**WORK REQUIRED**
Starting with the first line of the data below, copy each line up to and including the one containing "import * as". Pictures stay out.

-- -- --

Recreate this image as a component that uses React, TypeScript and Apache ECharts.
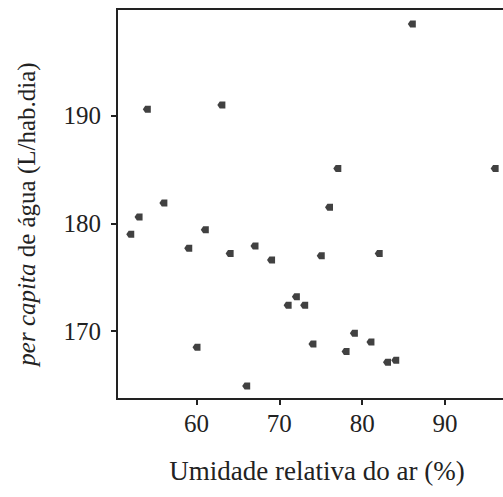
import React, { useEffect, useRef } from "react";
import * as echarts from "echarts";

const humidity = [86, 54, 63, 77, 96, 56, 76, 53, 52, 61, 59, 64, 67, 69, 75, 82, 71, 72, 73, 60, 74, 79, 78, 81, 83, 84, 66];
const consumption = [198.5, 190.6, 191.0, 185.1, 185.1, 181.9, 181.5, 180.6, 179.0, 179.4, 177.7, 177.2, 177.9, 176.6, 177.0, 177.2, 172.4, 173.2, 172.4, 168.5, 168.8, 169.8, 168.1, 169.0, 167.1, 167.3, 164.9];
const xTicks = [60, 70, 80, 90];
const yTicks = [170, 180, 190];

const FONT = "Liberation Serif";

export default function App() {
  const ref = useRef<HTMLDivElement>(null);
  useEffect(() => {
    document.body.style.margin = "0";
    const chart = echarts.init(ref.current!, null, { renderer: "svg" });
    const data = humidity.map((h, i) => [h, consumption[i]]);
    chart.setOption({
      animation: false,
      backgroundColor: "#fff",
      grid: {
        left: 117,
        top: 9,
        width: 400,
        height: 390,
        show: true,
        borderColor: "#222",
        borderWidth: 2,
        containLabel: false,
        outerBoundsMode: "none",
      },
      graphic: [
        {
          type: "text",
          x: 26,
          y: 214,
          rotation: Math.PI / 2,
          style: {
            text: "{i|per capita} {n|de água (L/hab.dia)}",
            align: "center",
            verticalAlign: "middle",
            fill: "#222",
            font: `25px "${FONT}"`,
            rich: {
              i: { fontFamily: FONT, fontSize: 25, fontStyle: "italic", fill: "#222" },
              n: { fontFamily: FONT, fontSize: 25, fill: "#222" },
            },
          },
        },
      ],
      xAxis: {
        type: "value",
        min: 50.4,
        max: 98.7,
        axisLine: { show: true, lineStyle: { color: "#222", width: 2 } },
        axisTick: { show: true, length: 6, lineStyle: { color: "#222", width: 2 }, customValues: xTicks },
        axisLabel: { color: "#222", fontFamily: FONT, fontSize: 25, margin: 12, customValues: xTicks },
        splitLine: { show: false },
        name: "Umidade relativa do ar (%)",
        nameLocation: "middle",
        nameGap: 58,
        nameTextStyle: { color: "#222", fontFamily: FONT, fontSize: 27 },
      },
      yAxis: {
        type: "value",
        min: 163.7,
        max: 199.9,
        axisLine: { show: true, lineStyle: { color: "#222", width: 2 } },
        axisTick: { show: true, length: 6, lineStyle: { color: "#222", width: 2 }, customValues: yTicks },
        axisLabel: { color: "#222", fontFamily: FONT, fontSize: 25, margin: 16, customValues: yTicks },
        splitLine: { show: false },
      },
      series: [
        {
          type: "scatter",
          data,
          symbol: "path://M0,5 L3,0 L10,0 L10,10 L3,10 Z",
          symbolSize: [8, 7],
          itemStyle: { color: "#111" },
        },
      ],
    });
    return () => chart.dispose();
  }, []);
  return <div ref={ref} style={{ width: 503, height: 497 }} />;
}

-- -- --

**EXERCISE RESPONSE**
Recreate this image as a component that uses React, TypeScript and Apache ECharts.
import React, { useEffect, useRef } from "react";
import * as echarts from "echarts";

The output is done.